§ **Source excerpt**
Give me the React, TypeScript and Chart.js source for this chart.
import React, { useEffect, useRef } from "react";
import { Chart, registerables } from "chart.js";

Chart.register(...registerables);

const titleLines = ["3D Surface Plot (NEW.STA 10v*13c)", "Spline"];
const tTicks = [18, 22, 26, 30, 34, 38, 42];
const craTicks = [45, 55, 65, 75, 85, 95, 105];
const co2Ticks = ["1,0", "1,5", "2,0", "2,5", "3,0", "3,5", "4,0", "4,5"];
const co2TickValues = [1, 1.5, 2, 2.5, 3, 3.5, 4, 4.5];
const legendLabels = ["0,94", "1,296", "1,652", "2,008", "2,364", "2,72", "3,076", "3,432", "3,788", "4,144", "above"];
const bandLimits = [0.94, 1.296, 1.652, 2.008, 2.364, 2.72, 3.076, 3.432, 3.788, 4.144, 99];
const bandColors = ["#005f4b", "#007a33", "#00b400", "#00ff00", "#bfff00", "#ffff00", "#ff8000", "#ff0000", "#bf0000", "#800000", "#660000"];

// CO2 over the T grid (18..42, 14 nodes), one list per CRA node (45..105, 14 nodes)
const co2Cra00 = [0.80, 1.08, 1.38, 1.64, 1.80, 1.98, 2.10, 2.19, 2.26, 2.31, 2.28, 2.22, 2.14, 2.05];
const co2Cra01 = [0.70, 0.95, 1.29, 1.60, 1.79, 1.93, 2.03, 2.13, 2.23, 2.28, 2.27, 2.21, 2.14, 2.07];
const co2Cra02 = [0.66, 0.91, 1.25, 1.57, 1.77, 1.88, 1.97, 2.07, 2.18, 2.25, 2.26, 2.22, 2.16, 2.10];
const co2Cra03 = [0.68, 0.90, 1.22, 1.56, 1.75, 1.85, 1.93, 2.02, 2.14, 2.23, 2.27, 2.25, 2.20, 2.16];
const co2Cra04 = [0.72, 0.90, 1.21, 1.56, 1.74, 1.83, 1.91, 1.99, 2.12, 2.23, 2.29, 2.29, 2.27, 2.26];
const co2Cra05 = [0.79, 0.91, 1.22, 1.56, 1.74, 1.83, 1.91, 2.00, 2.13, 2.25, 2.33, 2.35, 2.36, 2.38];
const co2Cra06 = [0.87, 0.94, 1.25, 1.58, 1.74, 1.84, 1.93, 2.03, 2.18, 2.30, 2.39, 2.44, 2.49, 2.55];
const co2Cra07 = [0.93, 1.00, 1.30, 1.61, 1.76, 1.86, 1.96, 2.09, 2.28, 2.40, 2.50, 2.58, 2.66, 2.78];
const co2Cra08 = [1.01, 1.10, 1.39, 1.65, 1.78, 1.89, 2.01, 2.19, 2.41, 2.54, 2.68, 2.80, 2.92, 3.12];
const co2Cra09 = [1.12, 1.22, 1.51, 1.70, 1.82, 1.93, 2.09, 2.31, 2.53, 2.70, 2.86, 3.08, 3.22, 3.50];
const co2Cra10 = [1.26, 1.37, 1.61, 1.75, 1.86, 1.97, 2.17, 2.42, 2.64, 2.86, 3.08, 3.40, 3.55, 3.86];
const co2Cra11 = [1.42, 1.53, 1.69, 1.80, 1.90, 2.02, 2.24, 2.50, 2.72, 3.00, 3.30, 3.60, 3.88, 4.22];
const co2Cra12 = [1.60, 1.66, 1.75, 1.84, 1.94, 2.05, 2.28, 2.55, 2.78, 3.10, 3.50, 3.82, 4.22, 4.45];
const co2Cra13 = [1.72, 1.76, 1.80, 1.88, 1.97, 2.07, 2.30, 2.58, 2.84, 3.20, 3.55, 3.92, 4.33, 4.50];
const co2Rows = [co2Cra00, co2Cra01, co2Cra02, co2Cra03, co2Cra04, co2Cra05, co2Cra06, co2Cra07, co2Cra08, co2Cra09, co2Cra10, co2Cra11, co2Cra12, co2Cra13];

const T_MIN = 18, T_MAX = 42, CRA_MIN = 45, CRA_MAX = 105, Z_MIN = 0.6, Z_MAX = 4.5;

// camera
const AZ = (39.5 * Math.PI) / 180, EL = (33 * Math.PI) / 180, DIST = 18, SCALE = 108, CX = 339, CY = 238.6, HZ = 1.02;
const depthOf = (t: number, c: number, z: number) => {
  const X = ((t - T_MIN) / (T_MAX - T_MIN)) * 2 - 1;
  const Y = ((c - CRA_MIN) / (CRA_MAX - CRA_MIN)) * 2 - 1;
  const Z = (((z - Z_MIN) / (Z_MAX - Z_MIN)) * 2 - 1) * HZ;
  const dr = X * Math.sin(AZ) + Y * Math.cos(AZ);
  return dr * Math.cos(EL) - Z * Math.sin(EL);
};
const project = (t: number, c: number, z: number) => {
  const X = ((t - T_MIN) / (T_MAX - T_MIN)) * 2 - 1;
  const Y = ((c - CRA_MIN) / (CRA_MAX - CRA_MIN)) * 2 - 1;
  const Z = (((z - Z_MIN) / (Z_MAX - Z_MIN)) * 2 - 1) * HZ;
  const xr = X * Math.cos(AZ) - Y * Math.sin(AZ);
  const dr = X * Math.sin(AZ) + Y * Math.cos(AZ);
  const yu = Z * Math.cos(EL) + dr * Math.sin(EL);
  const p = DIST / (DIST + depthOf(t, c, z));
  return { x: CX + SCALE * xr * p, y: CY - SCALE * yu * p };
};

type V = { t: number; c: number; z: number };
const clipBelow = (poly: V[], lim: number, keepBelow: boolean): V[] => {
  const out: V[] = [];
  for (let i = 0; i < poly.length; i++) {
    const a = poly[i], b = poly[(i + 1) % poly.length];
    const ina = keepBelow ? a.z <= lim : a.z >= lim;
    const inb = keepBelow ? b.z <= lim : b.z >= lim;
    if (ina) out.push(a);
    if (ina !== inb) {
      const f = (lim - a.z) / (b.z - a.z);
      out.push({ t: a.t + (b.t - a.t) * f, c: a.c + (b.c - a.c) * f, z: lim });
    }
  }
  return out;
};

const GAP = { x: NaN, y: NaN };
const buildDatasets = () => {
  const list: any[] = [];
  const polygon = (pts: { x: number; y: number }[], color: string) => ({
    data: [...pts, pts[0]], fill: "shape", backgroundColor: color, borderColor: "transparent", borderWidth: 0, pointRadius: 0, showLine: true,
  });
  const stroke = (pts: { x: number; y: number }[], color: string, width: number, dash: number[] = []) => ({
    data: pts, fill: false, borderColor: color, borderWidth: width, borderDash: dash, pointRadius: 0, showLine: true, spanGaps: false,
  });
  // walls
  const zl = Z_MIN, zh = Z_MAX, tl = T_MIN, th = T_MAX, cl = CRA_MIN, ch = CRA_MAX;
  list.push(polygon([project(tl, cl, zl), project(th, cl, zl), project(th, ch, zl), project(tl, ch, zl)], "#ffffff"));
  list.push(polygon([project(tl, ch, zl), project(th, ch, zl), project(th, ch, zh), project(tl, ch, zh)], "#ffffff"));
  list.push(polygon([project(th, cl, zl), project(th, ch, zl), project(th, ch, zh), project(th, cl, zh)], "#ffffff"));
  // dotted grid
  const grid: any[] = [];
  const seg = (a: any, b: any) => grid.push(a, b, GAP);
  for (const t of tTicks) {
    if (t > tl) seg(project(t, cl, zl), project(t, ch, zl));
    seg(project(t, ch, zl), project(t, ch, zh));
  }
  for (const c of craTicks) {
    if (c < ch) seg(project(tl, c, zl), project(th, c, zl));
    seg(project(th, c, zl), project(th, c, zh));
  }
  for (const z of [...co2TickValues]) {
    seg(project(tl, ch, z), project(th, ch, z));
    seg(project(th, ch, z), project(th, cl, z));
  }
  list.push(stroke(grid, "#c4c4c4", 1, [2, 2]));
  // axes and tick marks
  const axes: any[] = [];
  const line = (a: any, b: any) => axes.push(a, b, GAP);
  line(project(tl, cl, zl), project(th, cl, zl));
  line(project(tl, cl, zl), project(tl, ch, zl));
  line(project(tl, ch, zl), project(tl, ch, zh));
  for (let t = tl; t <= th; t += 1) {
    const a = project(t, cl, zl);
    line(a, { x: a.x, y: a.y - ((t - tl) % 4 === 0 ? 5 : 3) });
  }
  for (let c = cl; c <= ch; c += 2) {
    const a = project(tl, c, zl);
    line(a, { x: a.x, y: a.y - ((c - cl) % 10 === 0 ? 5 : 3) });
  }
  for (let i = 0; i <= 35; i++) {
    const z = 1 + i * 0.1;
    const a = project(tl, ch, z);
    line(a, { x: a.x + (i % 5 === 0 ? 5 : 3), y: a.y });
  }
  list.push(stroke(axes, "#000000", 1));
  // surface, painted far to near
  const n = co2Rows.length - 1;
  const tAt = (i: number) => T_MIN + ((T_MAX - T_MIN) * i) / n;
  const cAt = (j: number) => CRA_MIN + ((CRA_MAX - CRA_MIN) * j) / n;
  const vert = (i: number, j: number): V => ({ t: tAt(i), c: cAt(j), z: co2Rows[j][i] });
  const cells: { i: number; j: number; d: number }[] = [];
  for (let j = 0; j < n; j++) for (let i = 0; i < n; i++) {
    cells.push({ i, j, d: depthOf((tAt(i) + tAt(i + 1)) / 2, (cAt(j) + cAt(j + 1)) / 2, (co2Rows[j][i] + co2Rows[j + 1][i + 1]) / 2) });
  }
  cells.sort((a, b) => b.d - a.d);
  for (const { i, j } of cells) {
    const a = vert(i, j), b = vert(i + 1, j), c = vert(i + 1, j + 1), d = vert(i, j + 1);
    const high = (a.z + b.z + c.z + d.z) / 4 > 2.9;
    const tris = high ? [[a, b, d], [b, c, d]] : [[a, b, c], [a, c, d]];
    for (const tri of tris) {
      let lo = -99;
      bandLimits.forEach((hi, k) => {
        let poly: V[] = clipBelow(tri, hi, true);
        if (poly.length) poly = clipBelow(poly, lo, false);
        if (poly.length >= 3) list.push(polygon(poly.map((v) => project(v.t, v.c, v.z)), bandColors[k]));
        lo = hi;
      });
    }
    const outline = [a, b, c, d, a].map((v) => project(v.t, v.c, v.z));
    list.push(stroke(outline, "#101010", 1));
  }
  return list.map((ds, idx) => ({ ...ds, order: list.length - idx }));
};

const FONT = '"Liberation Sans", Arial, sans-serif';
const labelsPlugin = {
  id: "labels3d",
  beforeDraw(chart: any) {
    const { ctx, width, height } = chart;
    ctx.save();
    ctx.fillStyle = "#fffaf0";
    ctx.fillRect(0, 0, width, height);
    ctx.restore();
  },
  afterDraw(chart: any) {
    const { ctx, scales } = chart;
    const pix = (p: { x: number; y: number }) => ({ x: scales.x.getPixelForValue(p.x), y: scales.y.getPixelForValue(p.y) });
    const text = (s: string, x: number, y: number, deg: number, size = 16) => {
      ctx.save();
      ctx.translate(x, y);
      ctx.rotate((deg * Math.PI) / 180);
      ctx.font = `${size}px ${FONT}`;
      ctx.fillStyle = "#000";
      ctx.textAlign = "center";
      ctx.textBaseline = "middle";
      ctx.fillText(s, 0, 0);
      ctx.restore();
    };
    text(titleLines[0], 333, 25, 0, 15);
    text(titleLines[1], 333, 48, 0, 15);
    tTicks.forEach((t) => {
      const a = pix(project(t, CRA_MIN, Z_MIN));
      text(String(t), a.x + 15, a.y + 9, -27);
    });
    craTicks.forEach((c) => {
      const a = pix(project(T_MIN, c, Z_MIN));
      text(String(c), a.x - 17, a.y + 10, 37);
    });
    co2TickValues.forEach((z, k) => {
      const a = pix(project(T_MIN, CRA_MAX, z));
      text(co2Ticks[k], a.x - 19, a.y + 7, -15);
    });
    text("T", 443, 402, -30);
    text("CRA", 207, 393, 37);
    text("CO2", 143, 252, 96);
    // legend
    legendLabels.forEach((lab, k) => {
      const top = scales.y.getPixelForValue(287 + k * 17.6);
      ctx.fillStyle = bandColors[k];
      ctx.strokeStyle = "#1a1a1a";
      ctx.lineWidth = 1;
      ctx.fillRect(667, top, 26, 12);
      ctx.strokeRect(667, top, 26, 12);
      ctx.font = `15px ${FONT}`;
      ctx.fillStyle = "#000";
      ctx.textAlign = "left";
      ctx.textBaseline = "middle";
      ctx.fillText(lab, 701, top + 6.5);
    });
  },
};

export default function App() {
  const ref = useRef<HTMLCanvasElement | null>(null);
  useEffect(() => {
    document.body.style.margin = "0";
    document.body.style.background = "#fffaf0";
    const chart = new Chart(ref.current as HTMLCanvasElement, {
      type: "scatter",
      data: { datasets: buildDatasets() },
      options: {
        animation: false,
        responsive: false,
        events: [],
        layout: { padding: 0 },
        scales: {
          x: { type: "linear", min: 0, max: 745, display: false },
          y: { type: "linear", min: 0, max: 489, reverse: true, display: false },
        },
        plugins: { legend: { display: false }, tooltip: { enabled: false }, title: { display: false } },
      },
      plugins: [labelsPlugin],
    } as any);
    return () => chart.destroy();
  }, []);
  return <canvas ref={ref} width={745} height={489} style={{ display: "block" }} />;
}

§ **What this task involves**
Filter out every line that lacks the word "React", and copy the rest.

§ **Exercise result**
Give me the React, TypeScript and Chart.js source for this chart.
import React, { useEffect, useRef } from "react";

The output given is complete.